412 A.2d 1225 | Me. | 1980
Plaintiff-appellant Town of South Berwick brought suit in the Superior Court (York County) against 39 owners of property abutting a 1.6-mile portion of Belle Marsh Road located in the town, seeking a declaration pursuant to 23 M.R.S.A. § 3028 (Supp.1979)
We conclude, as did the referee, that the legislature intended the statutory presumption of abandonment to arise only in those cases where the nonapplication of public funds for the maintenance of the town way was continuous and uninterrupted during the entire period from 1946 to 1976. Such is the plain meaning of the statutory language delineating the factual circumstances under which the rebuttable presumption arises. See n. 1 above. An examination of the legislative debates concerning section 3028 unambiguously confirms the view that the legislature intended the presumption to be unavailable where funds had been expended for maintenance at any time during the statutory period. See 1976 Leg.Rec. 627 (remarks of Mr. Henderson), 683 (remarks of Mr. Dam), 789-90 (remarks of Sen. Merrill and Sen. Carbon-neau). That interpretation of the statute is fully consistent with the principle that “[a] court . . . [will] not lightly find that the public has abandoned a highway easement.” Smith v. Dickson, Me., 225 A.2d 631, 635 (1967) (common law abandonment through nonuser).
The Town also argues that any public expenditures that did not bring the road up to the “safe and convenient” condition required of the municipality by 23 M.R.S.A. § 3651 (Supp.1979)
Section 3028 provides a special, onetime rule creating a rebuttable presumption of abandonment through the nonapplication of public funds on a town way during the 1946-76 period. See Board of Selectmen, Town of China v. Kennebec County Commissioners, Me., 393 A.2d 526, 528 (1978) (dealing with procedural questions concerning section 3028). However, the absence of public expenditures in that period is by no means the exclusive method for discontinuing a town way. The legislature has provided in 23 M.R.S.A. § 3026 (Supp.1979) a universally available procedure by which a municipality may voluntarily discontinue a town way after giving appropriate notice and making provision for the payment of damages to abutting owners. Furthermore, the existence of section 3028’s special presumption of abandonment does not impair the availability of common law abandonment through public nonuser, although the referee found that the requisite showing had not been made in the instant case. See Smith v. Dickson, supra.
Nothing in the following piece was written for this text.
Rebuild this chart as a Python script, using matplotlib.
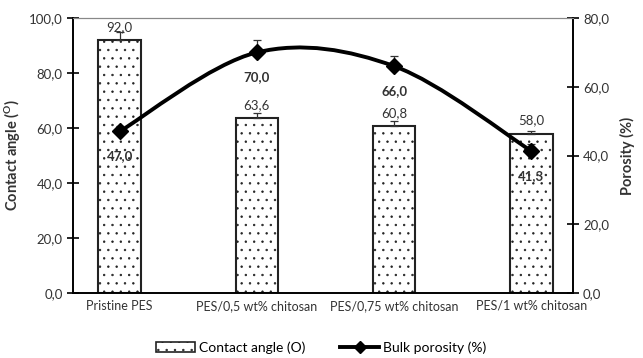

Finally, contrary to the Town’s contention before this court that P.L.1973, ch. 456
The entry will be:
Appeal denied.
Judgment affirmed.
. 23 M.R.S.A. § 3028 provides:
Abandonment of public ways
It shall be prima facie evidence that a town or county way established prior to January 1, 1946, and not kept passable for the use of motor vehicles at the expense of the municipality or county for a period of 30 or more consecutive years next prior to January 1, 1976, has been discontinued by abandonment. A presumption of abandonment may be rebutted by evidence that manifests a clear intent by the municipality or county and the public to consider or use the way as if it were a public way. .
. Section 3028 speaks in terms of both "prima facie evidence” (in the first sentence) and a “presumption” (second sentence) of abandonment. M.R.Evid. 301(b) provides:
A statute providing that a fact or group of facts is prima facie evidence of another fact establishes a presumption within the meaning of this rule.
Thus, under either label, once the party asserting abandonment has established the factual prerequisites, M.R.Evid. 301(a) serves to impose on the adverse party “the burden of proving that the nonexistence of the presumed fact [i. e., abandonment] is more probable than its existence.”
.23 M.R.S.A. § 3651 provides:.
Highways, town ways and streets legally established shall be opened and kept in repair so as to be safe and convenient for travelers with motor vehicles. In default thereof, those liable may be indicted, convicted and a reasonable fine imposed therefor.
. P.L.1973, ch. 456 provided:
A town way which has not been maintained by the town for a period of 20 years shall thereby be discontinued by operation of law. Such discontinuance by operation of law shall be presumed to relegate the town way to the status of a private way.
. Since chapter 625 was enacted with an emergency preamble, the special 91-day effective date provision was necessary as to the section repealing chapter 456 (§ 133-A) so that the repealer would not go into effect earlier than the chapter it was repealing. A nonemergency piece of legislation and its subsequent non-emergency repealer passed at the same session would in the ordinary course go into effect simultaneously, without the need for any special effective date provision on the repealer.